▶ Stated goal
For the data below, report the number of lines that contain the string "matplotlib" and nothing else.

▶ Information provided
---

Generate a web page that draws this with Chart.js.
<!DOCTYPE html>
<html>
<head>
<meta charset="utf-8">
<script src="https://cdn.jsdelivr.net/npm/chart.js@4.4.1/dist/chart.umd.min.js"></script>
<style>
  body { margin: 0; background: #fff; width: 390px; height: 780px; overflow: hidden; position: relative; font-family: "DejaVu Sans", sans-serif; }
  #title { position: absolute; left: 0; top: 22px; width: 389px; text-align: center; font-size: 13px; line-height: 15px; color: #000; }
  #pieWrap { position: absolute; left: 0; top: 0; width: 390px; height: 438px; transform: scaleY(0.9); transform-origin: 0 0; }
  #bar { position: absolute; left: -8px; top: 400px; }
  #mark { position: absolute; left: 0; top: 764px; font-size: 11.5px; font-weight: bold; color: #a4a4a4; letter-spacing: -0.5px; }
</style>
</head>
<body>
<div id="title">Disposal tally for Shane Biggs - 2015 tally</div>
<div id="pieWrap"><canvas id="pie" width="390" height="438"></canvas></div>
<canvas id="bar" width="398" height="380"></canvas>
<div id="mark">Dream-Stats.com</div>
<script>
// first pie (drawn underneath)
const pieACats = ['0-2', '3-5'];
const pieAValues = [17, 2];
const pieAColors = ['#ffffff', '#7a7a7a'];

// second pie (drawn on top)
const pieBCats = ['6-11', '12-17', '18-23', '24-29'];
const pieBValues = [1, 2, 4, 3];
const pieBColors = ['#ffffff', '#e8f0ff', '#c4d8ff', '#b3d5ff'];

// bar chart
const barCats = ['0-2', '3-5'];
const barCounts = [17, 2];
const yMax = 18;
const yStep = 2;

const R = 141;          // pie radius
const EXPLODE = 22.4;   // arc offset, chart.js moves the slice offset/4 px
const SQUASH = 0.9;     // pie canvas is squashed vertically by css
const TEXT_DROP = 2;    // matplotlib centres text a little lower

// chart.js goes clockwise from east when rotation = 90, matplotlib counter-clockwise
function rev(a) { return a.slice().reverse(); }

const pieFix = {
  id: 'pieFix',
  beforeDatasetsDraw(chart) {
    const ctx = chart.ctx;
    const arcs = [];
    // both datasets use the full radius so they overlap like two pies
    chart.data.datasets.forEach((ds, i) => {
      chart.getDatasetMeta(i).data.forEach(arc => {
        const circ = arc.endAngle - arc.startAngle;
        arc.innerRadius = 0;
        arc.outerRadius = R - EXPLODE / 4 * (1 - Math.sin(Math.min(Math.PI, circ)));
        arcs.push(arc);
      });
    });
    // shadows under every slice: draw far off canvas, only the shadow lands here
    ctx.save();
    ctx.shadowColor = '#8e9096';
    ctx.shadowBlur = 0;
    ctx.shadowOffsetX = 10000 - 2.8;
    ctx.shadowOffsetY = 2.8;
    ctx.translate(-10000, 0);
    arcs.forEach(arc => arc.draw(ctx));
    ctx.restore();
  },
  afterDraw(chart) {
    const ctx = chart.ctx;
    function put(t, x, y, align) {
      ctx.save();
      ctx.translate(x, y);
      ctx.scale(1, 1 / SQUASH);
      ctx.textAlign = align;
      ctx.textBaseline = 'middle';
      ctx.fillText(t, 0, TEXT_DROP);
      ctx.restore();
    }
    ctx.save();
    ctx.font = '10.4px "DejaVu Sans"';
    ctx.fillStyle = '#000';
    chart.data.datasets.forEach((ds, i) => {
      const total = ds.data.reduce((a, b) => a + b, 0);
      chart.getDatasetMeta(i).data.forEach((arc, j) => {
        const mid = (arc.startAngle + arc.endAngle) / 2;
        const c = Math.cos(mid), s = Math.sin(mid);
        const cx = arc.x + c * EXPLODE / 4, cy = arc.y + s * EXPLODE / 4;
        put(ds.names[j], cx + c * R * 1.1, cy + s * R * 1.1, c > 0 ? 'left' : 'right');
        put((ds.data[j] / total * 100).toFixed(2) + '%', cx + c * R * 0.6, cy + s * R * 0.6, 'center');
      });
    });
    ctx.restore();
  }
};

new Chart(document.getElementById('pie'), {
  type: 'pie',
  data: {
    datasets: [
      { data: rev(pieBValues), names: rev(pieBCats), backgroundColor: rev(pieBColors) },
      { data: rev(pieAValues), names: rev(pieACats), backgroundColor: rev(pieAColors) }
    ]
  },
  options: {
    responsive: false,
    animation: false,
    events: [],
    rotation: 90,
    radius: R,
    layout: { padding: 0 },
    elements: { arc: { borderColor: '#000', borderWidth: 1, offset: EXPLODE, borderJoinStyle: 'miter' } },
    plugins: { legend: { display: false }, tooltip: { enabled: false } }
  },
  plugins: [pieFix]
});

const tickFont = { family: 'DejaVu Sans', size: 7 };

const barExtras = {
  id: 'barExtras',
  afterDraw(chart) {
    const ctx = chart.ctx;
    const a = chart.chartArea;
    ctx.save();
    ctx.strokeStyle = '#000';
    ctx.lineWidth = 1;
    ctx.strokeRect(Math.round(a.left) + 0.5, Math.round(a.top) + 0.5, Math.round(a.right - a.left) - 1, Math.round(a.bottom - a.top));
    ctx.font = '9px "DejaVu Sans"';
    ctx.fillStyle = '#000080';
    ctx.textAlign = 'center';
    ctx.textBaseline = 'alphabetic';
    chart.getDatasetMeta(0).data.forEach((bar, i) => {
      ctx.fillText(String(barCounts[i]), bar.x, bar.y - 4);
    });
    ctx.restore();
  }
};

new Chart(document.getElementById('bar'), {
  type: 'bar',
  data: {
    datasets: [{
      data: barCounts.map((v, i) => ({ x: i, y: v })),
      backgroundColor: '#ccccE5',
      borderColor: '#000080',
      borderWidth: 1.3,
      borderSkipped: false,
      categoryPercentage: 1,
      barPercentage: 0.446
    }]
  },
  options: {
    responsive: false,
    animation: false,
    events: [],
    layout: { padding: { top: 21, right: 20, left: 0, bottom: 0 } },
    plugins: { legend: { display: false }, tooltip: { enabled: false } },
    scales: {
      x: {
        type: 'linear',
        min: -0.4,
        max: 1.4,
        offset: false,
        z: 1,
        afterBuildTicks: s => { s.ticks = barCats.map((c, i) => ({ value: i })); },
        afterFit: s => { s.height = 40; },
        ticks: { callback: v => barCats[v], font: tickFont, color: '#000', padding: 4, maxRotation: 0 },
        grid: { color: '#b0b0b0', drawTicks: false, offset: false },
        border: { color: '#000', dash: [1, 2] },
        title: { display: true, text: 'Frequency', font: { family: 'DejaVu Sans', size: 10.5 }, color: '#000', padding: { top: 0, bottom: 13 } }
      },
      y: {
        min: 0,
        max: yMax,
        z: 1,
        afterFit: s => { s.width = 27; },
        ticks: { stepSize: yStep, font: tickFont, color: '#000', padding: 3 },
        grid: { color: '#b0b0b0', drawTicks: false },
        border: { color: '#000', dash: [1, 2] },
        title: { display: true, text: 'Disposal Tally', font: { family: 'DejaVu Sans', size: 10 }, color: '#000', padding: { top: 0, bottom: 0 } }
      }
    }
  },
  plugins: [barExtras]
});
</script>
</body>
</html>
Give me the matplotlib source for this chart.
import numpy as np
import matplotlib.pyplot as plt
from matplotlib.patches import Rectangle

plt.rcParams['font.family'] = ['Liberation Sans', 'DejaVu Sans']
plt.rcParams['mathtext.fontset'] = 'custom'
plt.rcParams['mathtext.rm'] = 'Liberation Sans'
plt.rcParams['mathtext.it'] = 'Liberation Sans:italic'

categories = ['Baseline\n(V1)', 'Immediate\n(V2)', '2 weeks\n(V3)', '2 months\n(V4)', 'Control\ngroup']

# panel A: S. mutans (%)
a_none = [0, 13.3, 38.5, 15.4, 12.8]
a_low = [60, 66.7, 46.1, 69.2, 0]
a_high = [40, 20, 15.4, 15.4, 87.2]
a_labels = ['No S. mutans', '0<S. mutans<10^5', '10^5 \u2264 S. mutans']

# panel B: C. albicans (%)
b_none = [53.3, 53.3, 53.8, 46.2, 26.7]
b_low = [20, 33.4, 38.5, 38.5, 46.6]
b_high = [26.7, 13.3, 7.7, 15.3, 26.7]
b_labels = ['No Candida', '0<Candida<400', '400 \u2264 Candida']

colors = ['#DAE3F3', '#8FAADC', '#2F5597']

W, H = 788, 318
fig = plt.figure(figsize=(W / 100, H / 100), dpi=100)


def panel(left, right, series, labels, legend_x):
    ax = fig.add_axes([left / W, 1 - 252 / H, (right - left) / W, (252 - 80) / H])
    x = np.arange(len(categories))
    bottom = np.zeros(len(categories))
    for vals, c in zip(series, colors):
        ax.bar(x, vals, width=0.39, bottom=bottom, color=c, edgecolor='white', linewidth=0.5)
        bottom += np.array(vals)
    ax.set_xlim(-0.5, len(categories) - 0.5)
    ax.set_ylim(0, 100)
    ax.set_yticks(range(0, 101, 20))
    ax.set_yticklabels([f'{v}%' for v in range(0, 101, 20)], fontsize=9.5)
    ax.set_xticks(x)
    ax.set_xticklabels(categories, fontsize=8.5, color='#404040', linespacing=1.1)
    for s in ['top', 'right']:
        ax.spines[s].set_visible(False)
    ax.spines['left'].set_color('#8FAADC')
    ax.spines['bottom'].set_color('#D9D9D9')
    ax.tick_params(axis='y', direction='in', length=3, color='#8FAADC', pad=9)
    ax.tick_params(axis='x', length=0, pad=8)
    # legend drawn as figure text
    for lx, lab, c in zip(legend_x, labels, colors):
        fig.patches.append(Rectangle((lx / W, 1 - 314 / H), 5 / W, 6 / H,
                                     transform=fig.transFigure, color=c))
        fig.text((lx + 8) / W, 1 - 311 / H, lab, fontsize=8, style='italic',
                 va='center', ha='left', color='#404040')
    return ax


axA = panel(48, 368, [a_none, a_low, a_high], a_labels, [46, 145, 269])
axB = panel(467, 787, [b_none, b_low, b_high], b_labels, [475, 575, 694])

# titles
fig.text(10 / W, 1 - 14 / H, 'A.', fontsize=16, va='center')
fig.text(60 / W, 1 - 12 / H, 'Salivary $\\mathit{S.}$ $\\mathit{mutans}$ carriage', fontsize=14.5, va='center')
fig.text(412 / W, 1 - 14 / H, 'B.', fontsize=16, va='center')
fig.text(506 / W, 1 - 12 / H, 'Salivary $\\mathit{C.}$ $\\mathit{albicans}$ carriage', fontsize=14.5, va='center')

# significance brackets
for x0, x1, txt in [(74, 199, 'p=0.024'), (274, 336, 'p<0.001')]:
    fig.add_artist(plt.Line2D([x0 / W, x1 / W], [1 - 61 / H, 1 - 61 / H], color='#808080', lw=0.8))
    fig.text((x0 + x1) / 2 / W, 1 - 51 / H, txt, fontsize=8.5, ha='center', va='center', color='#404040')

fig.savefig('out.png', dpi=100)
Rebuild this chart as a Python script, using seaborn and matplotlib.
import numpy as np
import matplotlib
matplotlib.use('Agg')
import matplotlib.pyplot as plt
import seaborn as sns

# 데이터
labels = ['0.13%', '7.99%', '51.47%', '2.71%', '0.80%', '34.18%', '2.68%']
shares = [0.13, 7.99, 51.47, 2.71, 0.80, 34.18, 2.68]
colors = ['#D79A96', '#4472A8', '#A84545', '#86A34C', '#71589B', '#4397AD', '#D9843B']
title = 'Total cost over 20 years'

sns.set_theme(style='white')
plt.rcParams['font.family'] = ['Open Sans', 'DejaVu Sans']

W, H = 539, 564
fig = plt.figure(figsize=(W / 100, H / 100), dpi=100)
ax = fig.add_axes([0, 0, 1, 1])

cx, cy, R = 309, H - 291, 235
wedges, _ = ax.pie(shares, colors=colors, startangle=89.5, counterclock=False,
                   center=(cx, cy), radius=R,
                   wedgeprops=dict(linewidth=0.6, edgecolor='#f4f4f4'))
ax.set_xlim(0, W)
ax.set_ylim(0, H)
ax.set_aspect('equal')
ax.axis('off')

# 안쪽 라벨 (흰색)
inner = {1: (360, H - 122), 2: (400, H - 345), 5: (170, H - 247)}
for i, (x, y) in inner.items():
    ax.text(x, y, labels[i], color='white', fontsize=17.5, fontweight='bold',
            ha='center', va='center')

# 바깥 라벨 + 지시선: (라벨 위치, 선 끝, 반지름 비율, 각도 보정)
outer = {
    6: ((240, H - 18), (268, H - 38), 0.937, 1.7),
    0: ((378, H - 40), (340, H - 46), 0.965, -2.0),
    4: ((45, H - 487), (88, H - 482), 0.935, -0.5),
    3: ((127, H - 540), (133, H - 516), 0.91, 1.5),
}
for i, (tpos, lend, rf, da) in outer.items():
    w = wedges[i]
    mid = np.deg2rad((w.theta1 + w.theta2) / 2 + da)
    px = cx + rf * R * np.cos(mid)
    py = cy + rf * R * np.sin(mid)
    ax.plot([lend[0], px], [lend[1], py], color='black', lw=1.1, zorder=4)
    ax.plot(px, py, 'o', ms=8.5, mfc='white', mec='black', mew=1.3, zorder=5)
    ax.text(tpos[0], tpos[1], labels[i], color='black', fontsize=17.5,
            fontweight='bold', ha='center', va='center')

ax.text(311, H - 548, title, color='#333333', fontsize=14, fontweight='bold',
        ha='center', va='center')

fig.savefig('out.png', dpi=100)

---

▶ Exercise result
9